Antica Casa Della Malvasia (www.anticacasadellamalvasia.it), with its exposed stone arches and odd tribal sculptures, offers something different. That extends to the menu, where the likes of the €13 (Dh50) couscous with lamb, artichokes, Greek yogurt and dates diverge from the regional standards.
The main street – Corso Palladio – is lined with shops; some high-street chains, some discerning Italian couture chic. But veer off it for the Cappelleria Palladio on Piazzetta Andrea Palladio – a fabulous hat shop of fur, feathers and fascinators, that does a roaring trade come Venice Carnival time.
In the Basilica Palladiana, Soprana is a local legend on the jewellery front. Expect to see high-class watches, earrings, necklaces and rings, plus a lovely range inspired by Palladio’s designs.
What to avoid
The Museo Naturalistico Archeologico (www.museicivicivicenza.it/it/mna) manages to be dull, even by the standards of Italian archaeological museums. And Italy has no shortage of chronically dull archaeological museums.
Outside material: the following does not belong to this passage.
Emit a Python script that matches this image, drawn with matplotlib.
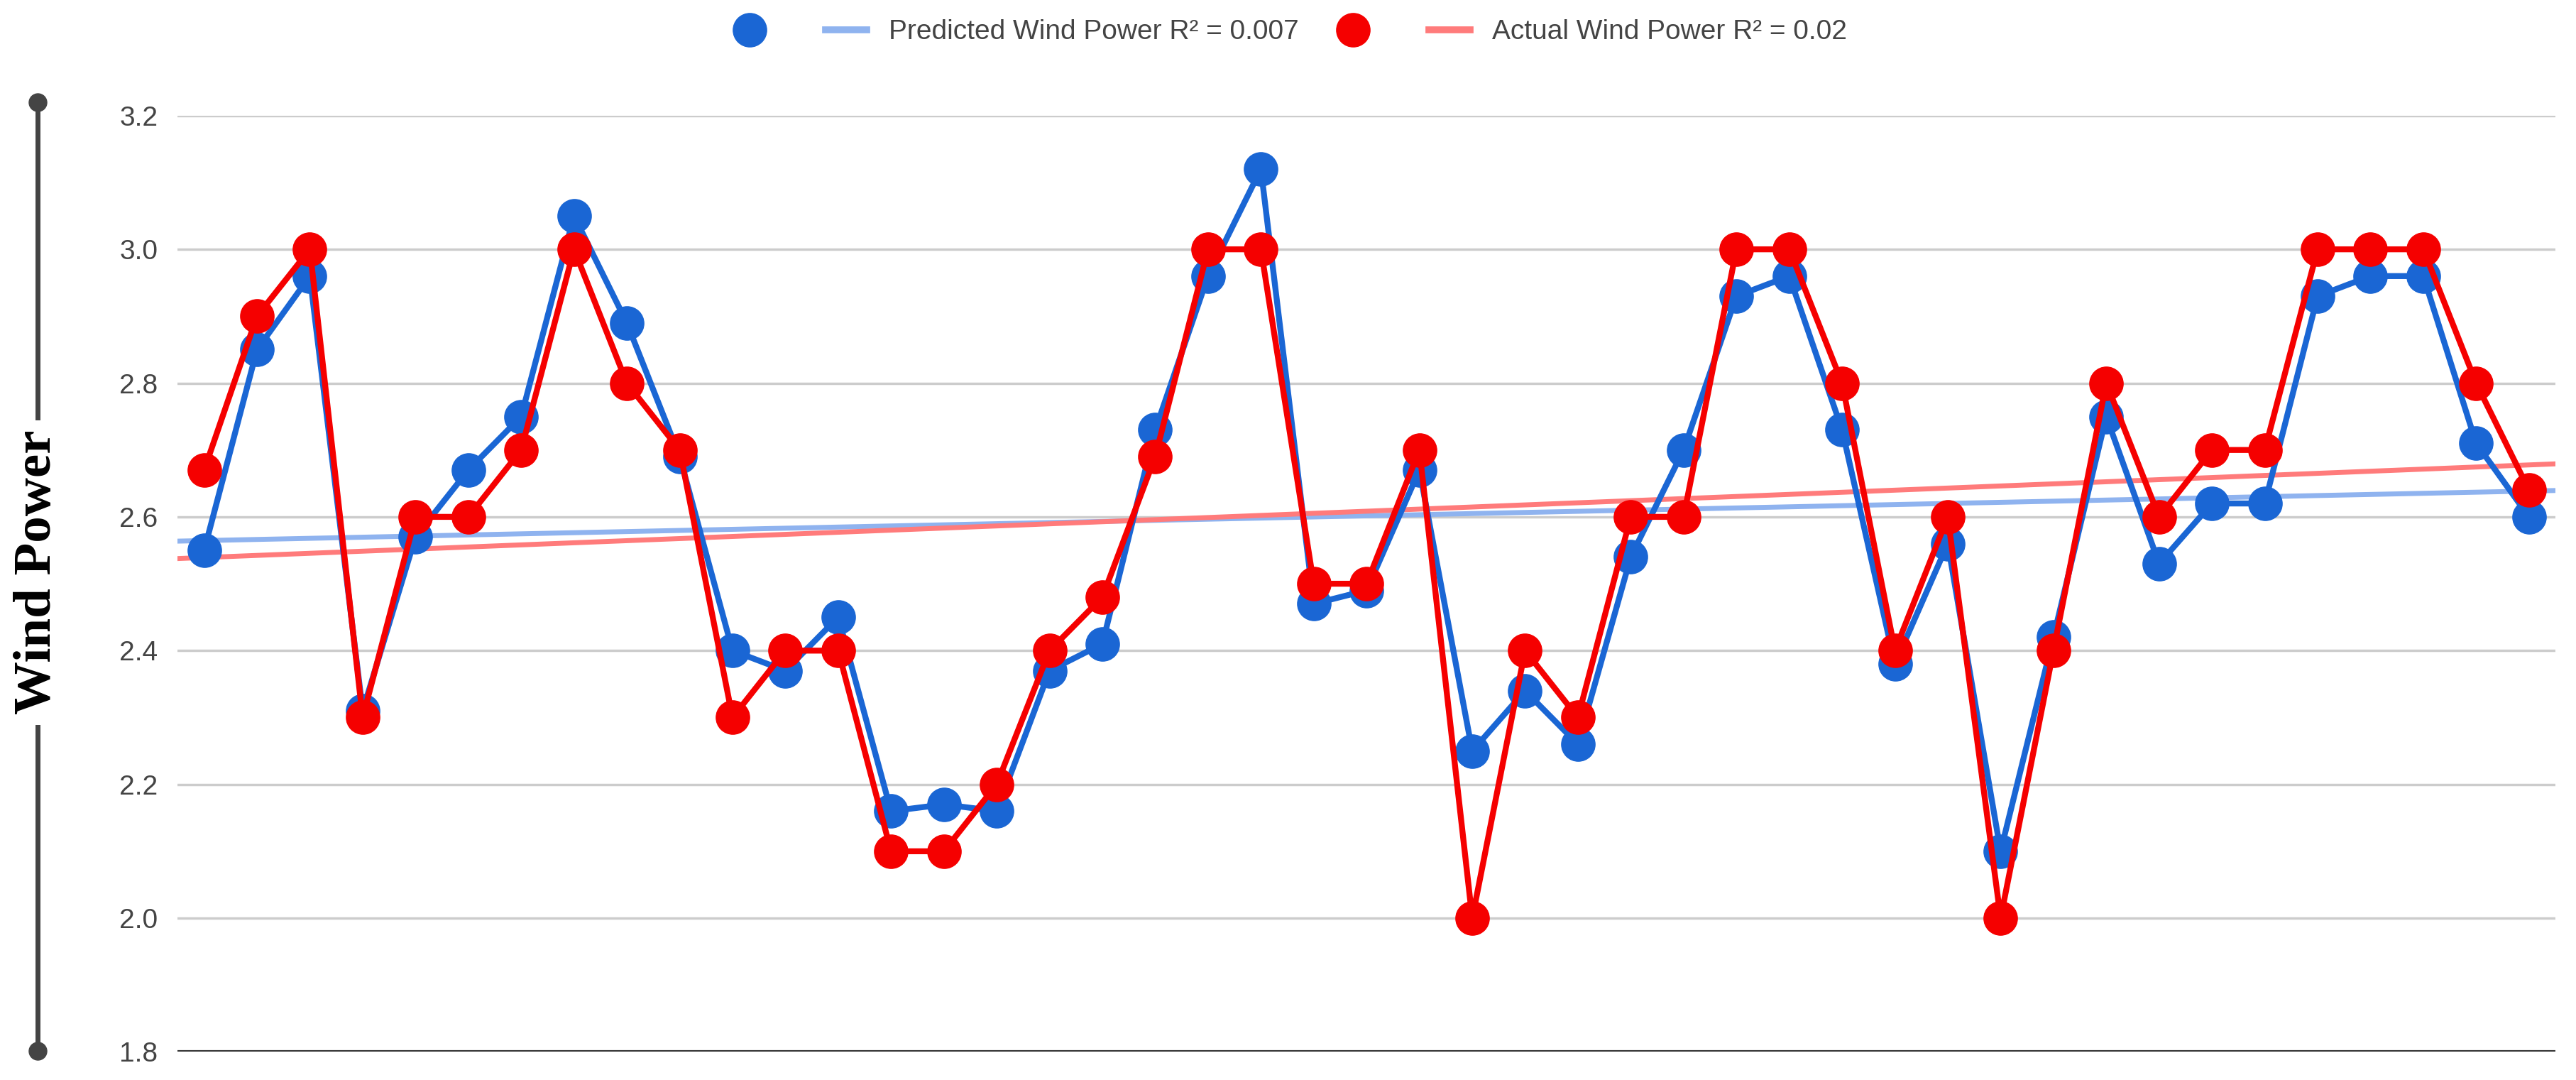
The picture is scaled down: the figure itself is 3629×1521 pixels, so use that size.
import matplotlib.pyplot as plt
from matplotlib.lines import Line2D
import numpy as np

predicted = [2.55, 2.85, 2.96, 2.31, 2.57, 2.67, 2.75, 3.05, 2.89, 2.69, 2.40, 2.37, 2.45, 2.16, 2.17,
             2.16, 2.37, 2.41, 2.73, 2.96, 3.12, 2.47, 2.49, 2.67, 2.25, 2.34, 2.26, 2.54, 2.70, 2.93,
             2.96, 2.73, 2.38, 2.56, 2.10, 2.42, 2.75, 2.53, 2.62, 2.62, 2.93, 2.96, 2.96, 2.71, 2.60]
actual = [2.67, 2.90, 3.00, 2.30, 2.60, 2.60, 2.70, 3.00, 2.80, 2.70, 2.30, 2.40, 2.40, 2.10, 2.10,
          2.20, 2.40, 2.48, 2.69, 3.00, 3.00, 2.50, 2.50, 2.70, 2.00, 2.40, 2.30, 2.60, 2.60, 3.00,
          3.00, 2.80, 2.40, 2.60, 2.00, 2.40, 2.80, 2.60, 2.70, 2.70, 3.00, 3.00, 3.00, 2.80, 2.64]
labels = ["Predicted Wind Power R² = 0.007", "Actual Wind Power R² = 0.02"]
yticks = [1.8, 2.0, 2.2, 2.4, 2.6, 2.8, 3.0, 3.2]

blue, red = '#1a66d4', '#f50000'
blue_t, red_t = '#8fb3ef', '#ff7b7b'

plt.rcParams['font.family'] = ['Liberation Sans', 'DejaVu Sans']

fig = plt.figure(figsize=(36.29, 15.21), dpi=100)
ax = fig.add_axes([0.069, 0.026, 0.923, 0.867])
x = np.arange(len(predicted))

for y, c, tc in [(predicted, blue, blue_t), (actual, red, red_t)]:
    k, b = np.polyfit(x, y, 1)
    xt = np.array([-0.5, len(x) - 0.5])
    ax.plot(xt, k * xt + b, color=tc, lw=5, zorder=2)
for y, c in [(predicted, blue), (actual, red)]:
    ax.plot(x, y, color=c, lw=6, marker='o', ms=34, zorder=3)

ax.set_xlim(-0.5, len(x) - 0.5)
ax.set_ylim(1.8, 3.2)
ax.set_yticks(yticks)
ax.set_yticklabels([f"{v:.1f}" for v in yticks], fontsize=28, color='#444444')
ax.set_xticks([])
ax.grid(axis='y', color='#cccccc', lw=2.5)
ax.axhline(1.8, color='#333333', lw=3)
for s in ax.spines.values():
    s.set_visible(False)
ax.tick_params(axis='y', length=0, pad=20)

# decorative axis title bar
fig.add_artist(Line2D([0.0145, 0.0145], [0.027, 0.905], color='#444444', lw=5))
fig.add_artist(Line2D([0.0145, 0.0145], [0.027, 0.905], color='#444444', lw=0, marker='o', ms=18))
fig.text(0.0145, 0.47, "Wind Power", rotation=90, ha='center', va='center', fontsize=54,
         fontweight='bold', family='Liberation Serif',
         bbox=dict(facecolor='white', edgecolor='none', pad=10))

handles = [Line2D([], [], color=blue, marker='o', ms=34, lw=0),
           Line2D([], [], color=blue_t, lw=7),
           Line2D([], [], color=red, marker='o', ms=34, lw=0),
           Line2D([], [], color=red_t, lw=7)]
fig.legend(handles, ["", labels[0], "", labels[1]], loc='upper center', ncol=4, frameon=False,
           bbox_to_anchor=(0.5, 1.005), fontsize=28, handlelength=1.5, columnspacing=1.2,
           handletextpad=0.8, labelcolor='#444444')

fig.savefig('out.png')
A pleasant couple of kilometres’ walk south of the city centre, La Rotonda (www.villalarotonda.it) is arguably the perfect representation of Palladio’s vision. Totally symmetrical, with four identical facades and a dome topping it off, it’s a design that has been adopted and adapted around the world.
Etihad (www.etihad.com) and Emirates (www.emirates.com) fly direct from Abu Dhabi and Dubai respectively to Venice from Dh2,520 return, including taxes. The flight takes six hours. Atvo (www.atvo.it) runs €8 (Dh31) buses from the airport to Venice Mestre Train Station, taking about 20 minutes. From there, regular trains (www.trenitalia.com) go to Vicenza, taking about an hour and costing about €5 (Dh19).